Why f*** with it when calls are made for such things. All calls can be manipulated to sound different ways. I have a High Plains that I can make to sound like an elk. Do I use it to hunt elk, NO. They make calls for that and it is better suited for it.


----------



## Gunny (Aug 18, 2005)

Actually what you said was that Tims calls are all low pitch and only really work good in the central flyway. I was mearly pointing out that this statement is not true. And furthermore I will guarintee anyone that knows how to tune a call can make a Pro SM be as high pitch as his cackler call. Thus my statement not to make this an issue, as it can be tuned to make a higher pitch.

This statement here explains alot.

I have a High Plains that I can make to sound like an elk. Do I use it to hunt elk, NO. They make calls for that and it is better suited for it.

Two thoughts on this.

1. Everyone that has been to Foiles booth has seen this. (stop copying Jeff.)

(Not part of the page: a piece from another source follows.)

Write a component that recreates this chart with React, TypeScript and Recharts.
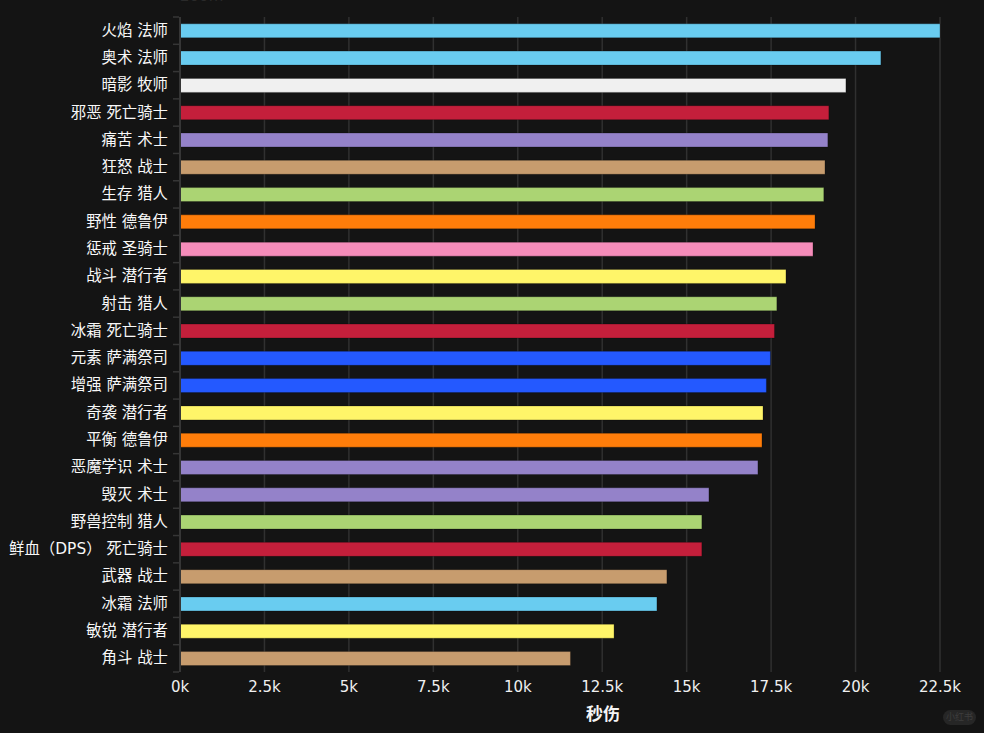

2. Although Foiles makes fantastic calls, not everyone likes them. I do. However the supermag is my favorite call. I own too many of these blasted things, however I find myself using the same 3 while hunting. One is tuned low. one medium, one high (like a cackler) and all are supermags. Now why on Gods great earth would I do this?

Simple...

It is what I like.

The Grounds vs. Foiles urinating contest is lame. Lets agree they are both exelent call makers and leave it at that.

Now back on topic.

Shig. You will never know what call is for you without trying as many as possible. All of the callmakers you listed are VERY reputable fellas. You will receive many opinions on who is the best. Try them all and choose your favorite. If you have a chance to meet up with one of them, take it. they can custome tune the call for you on the spot.

Good luck

Gunny :wink:


----------



## nodakoutdoors.com (Feb 27, 2002)

Well put Gunny.

It's like shotguns, they all shoot stuff....some just fit you better.


----------



## shig (Aug 23, 2005)

Thanks to all for the input and interesting comments. I started with a 1/2 breed 20 years ago and it took me a long time to figure out how to blow the damn thing. Once I learned it was sweet. I use the Zink LM in canada and after trying some at Cabela's I went with the Triple Crown. I wanted to try the super thang, but they did not have one. Like you all said, try one, practice and get out in the field and smoke em!!!

shig


----------



## bageltime123 (Aug 18, 2009)

I vote ZINK all the way!


----------